Meta is facing renewed scrutiny over the advertising policies of its social media platforms, as digital rights campaigners accuse Facebook and Instagram of placing disproportionate restrictions on adverts highlighting gambling-related harms.

The criticism stems from a new report by UK-based digital rights advocacy group, Open Rights Group (ORG), titled “Profiling by Proxy: How Meta’s Data-Driven Ads Fuel Discrimination.”

As reported by iGaming Expert, Meta’s platforms treat public health messaging as political content, triggering heightened transparency rules, while gambling advertisers often bypass comparable oversight.

“Meta requires more transparency about adverts that highlight the harms of gambling than about adverts that promote gambling,” the report states.

The classification of harm-focused ads as political content subjects campaigners to stricter compliance standards, such as identity verification and public disclosure via Meta’s Ad Library.

Meanwhile, commercial gambling ads—including those promoting “social casino” games—are subject to less scrutiny unless they fall into restricted product categories.

ORG’s findings raise red flags around user privacy, especially for vulnerable groups. Through tools like the Meta Pixel, platforms collect extensive behavioural data to construct detailed user profiles, allowing advertisers to micro-target users based on inferred traits. These profiles can reveal addictive behaviors, financial hardship, or mental health vulnerabilities—data points that campaigners argue should never be used to deliver targeted gambling ads.

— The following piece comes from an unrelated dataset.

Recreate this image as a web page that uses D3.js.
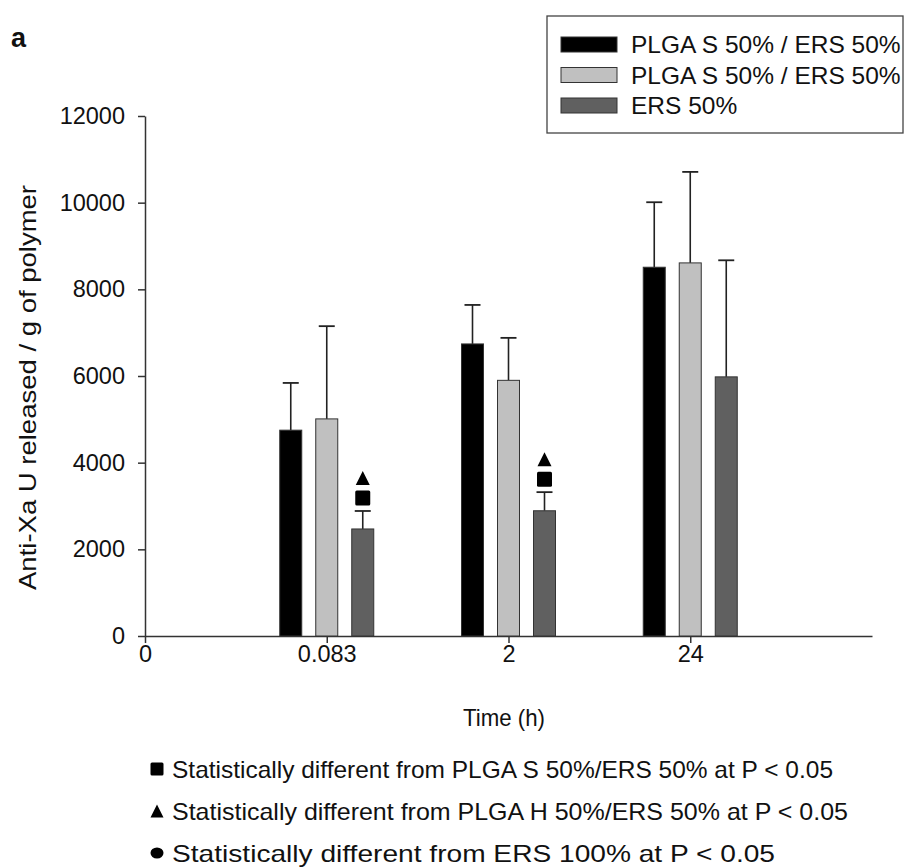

The timing of the report is significant. In early 2025, the UK High Court ruled in favour of a former problem gambler who accused Sky Bet of unlawfully targeting him using cookies and third-party data. The case reignited calls for tighter ad regulations, particularly as digital platforms become more influential in shaping consumer behaviour.

Responding to these concerns, the UK Gambling Commission (UKGC) enacted new marketing standards in May 2025. Operators are now required to offer users clear opt-in choices for the types of gambling promotions they receive and through which channels.

As regulators tighten oversight on gambling operators, pressure is mounting for Big Tech to fall in line and take accountability of the matter.